La durée d’indemnisation a déjà reculé de « 36 à 27 mois » pour les plus de 55 ans

« Est-ce que Bruno Le Maire sait qu’on a reporté l’âge de départ à la retraite ? Quelqu’un lui a dit ? Quand on est au chômage à 55 ans, pour atteindre la retraite à 64 ans, 9 ans de chômage, ça n’existe pas », rage encore la sénatrice PS, qui ajoute qu’« on continue de rechercher les économies toujours du côté des mêmes ».

Monique Lubin rappelle que les critères ont déjà été durcis pour les seniors. « Avant, la durée d’indemnisation était de 36 mois jusque début 2023. Ça a déjà été reculé de 36 à 27 mois », souligne la socialiste, pour qui « c’est évident » qu’une telle réforme placerait les personnes concernées dans la « précarité ». Elle ajoute : « Après, il ne faut pas s’étonner de voir monter partout l’extrême droite. Les gens au chômage, ont des difficultés. Ce n’est pas l’immigration qui leur fait peur, c’est ce genre de propos. Je trouve ça terrible ».

« Il y a pibale sous gravier, comme on dit chez moi »

La sénatrice PS regrette « un encadrement pervers du dialogue social, car jusqu’à preuve du contraire, l’Unedic est gérée par les partenaires sociaux. Et on leur dit ce qu’ils doivent faire… » Au final, Monique Lubin ne croit pas au simple ballon d’essai et craint que l’idée de Bruno Le Maire soit celle du gouvernement. « Il y a pibale sous gravier, comme on dit chez moi », lance Monique Lubin, autrement dit « anguille sous roche ».

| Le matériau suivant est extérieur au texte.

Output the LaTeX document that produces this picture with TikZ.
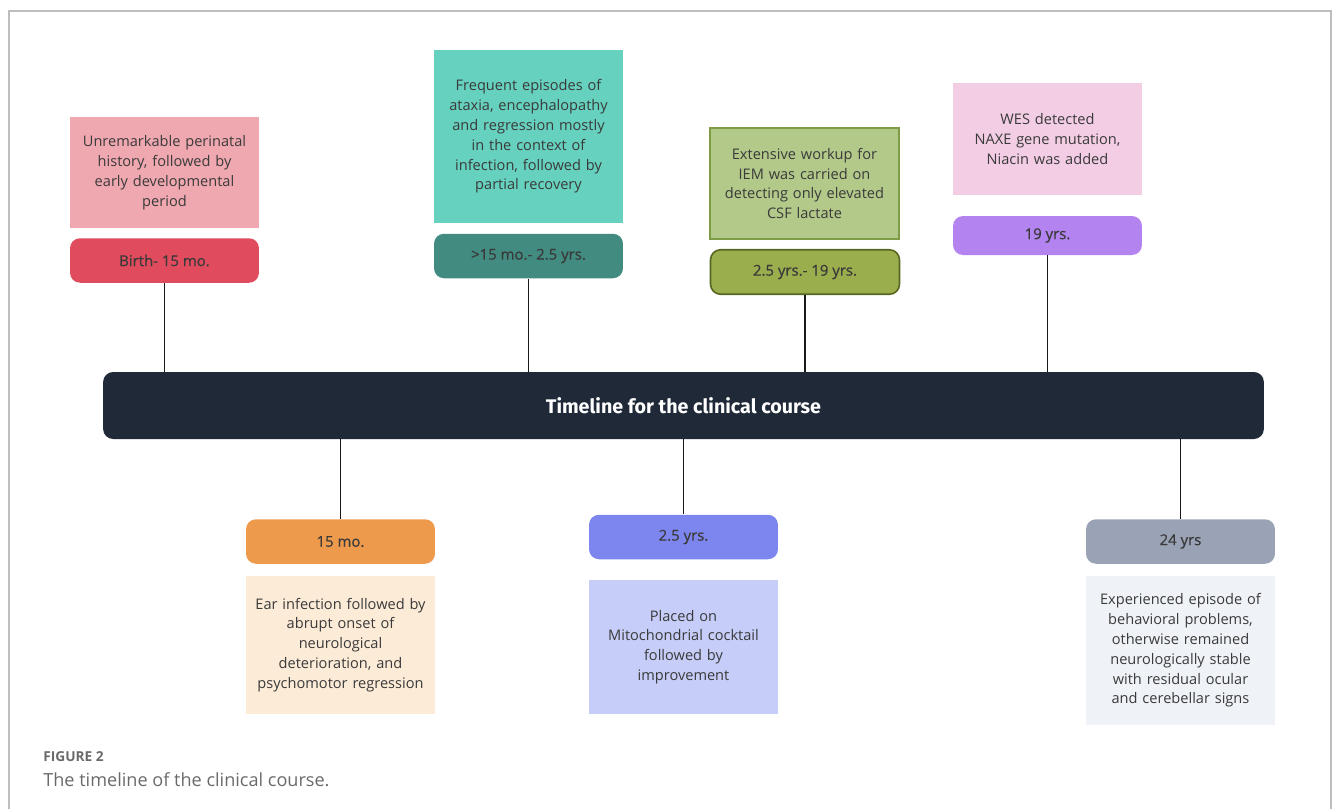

La question de l’emploi des seniors fait l’objet d’un autre cycle de négociations entre partenaires sociaux, qui se sont engagés à trouver 440 millions d’euros d’économies lors des négociations futures. Tout juste amorcé le 21 novembre, ce cycle de discussions devrait durer jusqu’en mars 2024. Mais si les conclusions ne lui conviennent pas, l’exécutif peut imposer les siennes. Il a déjà démontré qu’il en était capable.